TIP: Cover your bases, follow the steps, check the list. 

COVERING YOUR BASES CHECKLIST

1. Make sure the employee hasn’t been previously employed by the employer (particularly if purchasing a business with existing employees). 

2. Ensure the trial period provision is included IN WRITING in the employee’s employment agreement. 

3. This provision must state 

a) For a specified period (no more than 90 days) starting at the beginning of the employees employment the employee is to serve a trial period

b) In this period the employer can dismiss the employee

c) If dismissed the employee cannot bring a personal grievance or other legal proceedings

4. Before the employee starts the employer MUST make sure the employee…

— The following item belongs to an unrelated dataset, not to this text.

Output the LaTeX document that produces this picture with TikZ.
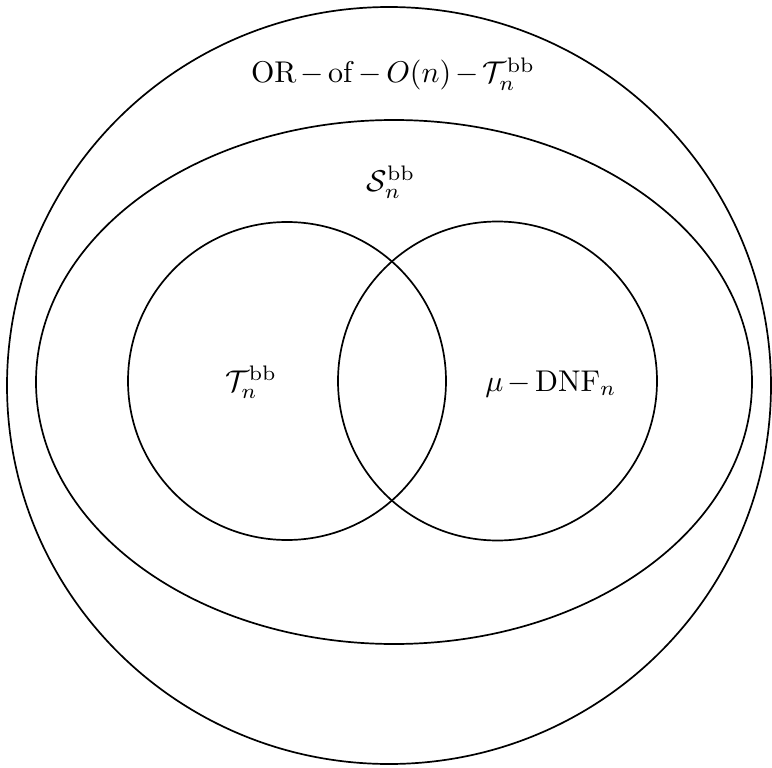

a) Receives a copy of the employment agreement including the written trial period clause 

b) Is aware of this trial period in the agreement

c) Has the opportunity to take advice 

d) Has signed the employment agreement

5. An employer cannot treat an employee differently from employees without a trial period provision 

6. An employer must act at all times in GOOD FAITH 

WHAT IS GOOD FAITH??

  • Good faith is about fairness and equality; it has been referred to over and over in the Courts as an important obligation that remains upon employers. It is crucial that the bargaining process is fair; an employer needs to give actual opportunity for the employee to go away and get advice. If there is pressure to sign a contract immediately this opportunity has not been given.  
  • Do not rush the process; if you are an employer, allow potential employees time to mull over the contract and seek advice. If you are the potential employee take this opportunity!